(Entries with chart source code)
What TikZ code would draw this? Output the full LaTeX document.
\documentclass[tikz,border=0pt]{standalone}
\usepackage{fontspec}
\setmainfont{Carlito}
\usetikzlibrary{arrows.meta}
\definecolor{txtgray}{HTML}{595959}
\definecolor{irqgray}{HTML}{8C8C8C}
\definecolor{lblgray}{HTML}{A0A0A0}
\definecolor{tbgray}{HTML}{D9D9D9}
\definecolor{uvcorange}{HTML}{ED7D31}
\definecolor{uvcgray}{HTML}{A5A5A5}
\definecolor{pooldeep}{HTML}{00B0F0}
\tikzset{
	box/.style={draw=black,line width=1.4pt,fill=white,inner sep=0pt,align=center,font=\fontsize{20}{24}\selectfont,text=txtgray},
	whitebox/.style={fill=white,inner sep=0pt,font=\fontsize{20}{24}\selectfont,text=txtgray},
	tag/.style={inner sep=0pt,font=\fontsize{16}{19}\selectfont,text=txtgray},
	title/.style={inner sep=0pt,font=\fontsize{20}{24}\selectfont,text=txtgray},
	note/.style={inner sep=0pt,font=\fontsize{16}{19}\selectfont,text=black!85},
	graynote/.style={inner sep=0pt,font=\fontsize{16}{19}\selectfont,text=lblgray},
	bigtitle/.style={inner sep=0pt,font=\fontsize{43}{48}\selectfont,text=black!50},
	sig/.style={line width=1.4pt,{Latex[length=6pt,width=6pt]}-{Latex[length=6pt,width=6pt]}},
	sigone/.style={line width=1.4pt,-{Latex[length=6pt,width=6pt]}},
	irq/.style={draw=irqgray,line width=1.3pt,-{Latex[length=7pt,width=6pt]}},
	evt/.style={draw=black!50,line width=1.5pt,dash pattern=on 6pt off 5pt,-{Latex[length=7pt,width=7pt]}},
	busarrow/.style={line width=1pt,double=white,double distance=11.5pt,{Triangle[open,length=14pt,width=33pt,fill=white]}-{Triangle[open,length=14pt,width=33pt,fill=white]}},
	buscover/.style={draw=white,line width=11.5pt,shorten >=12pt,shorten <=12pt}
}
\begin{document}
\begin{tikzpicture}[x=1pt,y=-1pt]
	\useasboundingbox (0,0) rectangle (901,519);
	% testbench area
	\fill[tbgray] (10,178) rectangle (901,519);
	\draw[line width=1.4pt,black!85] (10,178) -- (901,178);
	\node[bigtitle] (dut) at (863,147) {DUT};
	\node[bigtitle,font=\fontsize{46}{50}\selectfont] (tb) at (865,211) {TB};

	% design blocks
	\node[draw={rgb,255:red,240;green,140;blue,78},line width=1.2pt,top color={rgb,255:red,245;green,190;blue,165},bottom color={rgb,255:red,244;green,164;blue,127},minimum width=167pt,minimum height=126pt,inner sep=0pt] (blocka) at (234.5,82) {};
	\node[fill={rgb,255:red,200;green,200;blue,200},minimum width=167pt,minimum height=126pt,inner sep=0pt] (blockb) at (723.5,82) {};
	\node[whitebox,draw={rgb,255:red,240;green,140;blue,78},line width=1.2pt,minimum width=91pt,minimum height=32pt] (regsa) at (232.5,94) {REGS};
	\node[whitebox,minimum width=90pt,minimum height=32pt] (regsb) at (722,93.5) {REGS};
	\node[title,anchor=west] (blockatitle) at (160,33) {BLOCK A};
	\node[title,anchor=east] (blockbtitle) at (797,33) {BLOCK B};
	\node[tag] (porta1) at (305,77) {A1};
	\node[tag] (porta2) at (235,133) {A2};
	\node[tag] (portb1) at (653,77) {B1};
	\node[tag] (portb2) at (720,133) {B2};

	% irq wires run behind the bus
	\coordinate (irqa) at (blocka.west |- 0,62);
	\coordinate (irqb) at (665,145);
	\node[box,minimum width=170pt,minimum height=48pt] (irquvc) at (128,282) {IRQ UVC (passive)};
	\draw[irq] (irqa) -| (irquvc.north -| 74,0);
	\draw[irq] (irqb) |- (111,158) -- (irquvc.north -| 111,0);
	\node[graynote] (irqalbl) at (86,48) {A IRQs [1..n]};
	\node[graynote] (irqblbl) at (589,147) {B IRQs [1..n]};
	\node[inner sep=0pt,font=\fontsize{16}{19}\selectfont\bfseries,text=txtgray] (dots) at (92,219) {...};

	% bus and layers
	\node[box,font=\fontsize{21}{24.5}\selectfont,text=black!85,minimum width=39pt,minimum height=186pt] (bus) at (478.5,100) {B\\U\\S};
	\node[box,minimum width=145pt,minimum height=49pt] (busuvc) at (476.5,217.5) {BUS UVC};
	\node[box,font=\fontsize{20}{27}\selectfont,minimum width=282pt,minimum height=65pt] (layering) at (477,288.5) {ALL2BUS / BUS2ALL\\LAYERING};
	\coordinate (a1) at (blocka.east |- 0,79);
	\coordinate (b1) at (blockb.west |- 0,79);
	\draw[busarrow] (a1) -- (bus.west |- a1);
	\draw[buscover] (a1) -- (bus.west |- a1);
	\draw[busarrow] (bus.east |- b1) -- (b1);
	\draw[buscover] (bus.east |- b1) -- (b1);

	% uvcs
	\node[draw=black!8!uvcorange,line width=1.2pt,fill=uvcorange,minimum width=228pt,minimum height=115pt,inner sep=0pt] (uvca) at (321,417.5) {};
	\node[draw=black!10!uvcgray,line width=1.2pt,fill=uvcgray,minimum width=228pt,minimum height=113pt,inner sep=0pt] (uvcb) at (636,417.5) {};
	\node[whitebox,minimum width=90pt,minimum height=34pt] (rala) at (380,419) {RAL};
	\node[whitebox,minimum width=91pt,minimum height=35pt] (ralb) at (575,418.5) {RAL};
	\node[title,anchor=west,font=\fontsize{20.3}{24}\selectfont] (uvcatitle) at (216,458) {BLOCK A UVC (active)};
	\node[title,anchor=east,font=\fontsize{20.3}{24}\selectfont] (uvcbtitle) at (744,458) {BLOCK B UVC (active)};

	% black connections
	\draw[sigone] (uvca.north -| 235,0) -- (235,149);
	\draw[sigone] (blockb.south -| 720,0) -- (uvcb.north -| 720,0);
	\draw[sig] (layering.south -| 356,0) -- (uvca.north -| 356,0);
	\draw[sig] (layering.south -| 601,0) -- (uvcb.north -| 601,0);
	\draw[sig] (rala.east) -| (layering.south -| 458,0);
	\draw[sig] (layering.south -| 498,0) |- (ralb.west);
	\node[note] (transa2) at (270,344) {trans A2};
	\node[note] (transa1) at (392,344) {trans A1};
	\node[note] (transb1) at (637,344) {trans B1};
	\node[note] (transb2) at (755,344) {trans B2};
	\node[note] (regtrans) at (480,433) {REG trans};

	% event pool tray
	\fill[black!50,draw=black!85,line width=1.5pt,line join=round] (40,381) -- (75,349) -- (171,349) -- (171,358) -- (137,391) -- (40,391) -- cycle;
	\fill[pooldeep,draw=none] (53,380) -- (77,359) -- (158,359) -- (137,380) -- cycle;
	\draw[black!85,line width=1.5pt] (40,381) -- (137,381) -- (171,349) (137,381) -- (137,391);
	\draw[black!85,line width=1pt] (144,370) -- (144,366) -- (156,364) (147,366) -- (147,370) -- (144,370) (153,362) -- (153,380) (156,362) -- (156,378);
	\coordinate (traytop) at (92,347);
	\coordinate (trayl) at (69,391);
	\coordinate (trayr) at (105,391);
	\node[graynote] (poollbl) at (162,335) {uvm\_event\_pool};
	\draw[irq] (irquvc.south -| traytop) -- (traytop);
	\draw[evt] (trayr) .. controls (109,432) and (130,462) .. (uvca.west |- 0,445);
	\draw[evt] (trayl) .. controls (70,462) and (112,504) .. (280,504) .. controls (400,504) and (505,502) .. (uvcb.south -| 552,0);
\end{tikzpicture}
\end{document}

--

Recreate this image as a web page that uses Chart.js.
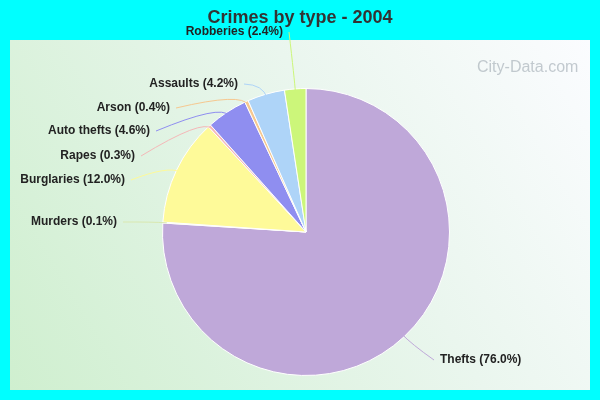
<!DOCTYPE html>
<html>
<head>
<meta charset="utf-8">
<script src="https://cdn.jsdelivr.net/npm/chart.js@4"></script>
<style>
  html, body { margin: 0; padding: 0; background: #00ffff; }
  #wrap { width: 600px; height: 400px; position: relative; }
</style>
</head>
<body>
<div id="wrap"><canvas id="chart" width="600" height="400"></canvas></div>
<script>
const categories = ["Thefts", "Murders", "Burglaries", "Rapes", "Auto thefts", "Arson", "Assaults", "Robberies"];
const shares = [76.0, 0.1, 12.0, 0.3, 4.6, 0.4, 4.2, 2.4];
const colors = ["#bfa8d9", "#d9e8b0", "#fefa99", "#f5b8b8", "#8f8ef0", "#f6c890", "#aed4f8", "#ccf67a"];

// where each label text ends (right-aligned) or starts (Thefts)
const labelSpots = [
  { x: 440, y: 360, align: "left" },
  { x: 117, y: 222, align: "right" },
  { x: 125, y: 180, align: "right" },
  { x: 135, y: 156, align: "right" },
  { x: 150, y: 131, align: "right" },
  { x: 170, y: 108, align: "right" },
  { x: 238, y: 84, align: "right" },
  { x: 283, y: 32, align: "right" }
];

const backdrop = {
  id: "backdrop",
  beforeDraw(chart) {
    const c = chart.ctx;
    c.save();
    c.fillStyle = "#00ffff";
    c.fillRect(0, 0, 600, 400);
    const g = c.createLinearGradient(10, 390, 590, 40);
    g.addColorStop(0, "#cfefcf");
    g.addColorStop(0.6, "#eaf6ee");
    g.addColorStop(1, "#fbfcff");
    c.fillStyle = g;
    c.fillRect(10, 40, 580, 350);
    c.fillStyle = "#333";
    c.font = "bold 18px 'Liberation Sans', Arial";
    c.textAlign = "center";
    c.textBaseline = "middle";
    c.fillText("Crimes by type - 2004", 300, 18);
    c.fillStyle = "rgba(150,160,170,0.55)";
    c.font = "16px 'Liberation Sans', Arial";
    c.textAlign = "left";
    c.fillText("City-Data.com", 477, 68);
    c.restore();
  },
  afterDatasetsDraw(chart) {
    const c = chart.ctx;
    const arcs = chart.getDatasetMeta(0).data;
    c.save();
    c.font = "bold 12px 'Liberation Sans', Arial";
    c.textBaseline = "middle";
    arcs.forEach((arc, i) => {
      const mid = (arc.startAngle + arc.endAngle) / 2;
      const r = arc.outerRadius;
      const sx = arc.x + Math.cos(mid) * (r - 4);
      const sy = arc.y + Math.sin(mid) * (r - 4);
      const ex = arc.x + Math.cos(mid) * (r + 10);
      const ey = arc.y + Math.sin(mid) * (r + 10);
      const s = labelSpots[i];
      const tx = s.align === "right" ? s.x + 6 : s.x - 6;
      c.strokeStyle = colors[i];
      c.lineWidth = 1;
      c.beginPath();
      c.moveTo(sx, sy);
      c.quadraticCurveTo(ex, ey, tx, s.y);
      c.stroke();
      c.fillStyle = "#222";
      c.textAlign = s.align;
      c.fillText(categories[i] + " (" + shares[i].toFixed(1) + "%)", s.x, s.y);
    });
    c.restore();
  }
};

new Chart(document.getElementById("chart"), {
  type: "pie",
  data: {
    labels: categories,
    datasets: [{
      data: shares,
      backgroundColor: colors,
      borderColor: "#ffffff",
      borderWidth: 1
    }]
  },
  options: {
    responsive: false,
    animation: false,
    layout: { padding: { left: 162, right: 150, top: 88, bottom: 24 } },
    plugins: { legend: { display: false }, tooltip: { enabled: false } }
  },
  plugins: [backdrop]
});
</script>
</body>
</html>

--

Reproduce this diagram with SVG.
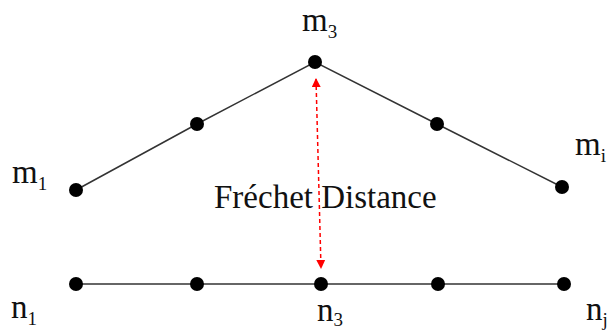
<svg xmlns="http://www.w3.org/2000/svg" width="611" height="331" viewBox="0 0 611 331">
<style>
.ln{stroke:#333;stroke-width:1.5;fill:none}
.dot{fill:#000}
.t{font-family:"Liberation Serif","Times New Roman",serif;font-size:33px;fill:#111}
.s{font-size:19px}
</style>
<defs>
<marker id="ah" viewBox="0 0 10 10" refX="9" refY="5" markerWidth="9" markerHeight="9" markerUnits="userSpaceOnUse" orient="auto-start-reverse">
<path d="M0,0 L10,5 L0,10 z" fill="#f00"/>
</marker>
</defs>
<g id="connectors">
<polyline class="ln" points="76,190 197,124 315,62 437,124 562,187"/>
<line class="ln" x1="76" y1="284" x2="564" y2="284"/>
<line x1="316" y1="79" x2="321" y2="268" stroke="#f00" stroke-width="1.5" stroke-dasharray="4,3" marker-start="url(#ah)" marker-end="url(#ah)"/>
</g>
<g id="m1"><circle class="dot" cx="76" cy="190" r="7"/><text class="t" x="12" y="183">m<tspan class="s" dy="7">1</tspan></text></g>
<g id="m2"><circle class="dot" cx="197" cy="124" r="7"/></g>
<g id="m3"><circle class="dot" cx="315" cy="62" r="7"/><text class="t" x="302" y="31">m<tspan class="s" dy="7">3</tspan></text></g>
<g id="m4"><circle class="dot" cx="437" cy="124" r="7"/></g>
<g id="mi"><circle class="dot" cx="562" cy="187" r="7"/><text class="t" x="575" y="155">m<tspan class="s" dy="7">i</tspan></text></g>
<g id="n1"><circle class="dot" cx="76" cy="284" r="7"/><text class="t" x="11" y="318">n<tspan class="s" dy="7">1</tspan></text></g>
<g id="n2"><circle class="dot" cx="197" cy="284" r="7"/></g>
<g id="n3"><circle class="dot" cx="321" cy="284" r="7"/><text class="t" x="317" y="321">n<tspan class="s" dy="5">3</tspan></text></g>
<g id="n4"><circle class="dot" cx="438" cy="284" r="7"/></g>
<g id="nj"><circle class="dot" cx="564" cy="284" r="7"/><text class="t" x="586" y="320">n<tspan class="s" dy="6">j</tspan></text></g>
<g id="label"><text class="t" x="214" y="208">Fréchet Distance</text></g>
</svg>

• _WRITTEN INSTRUCTION_
Going through the entries above line by line, work out how many lines include the word "this". Only the number is required.

• _TASK RESPONSE_
3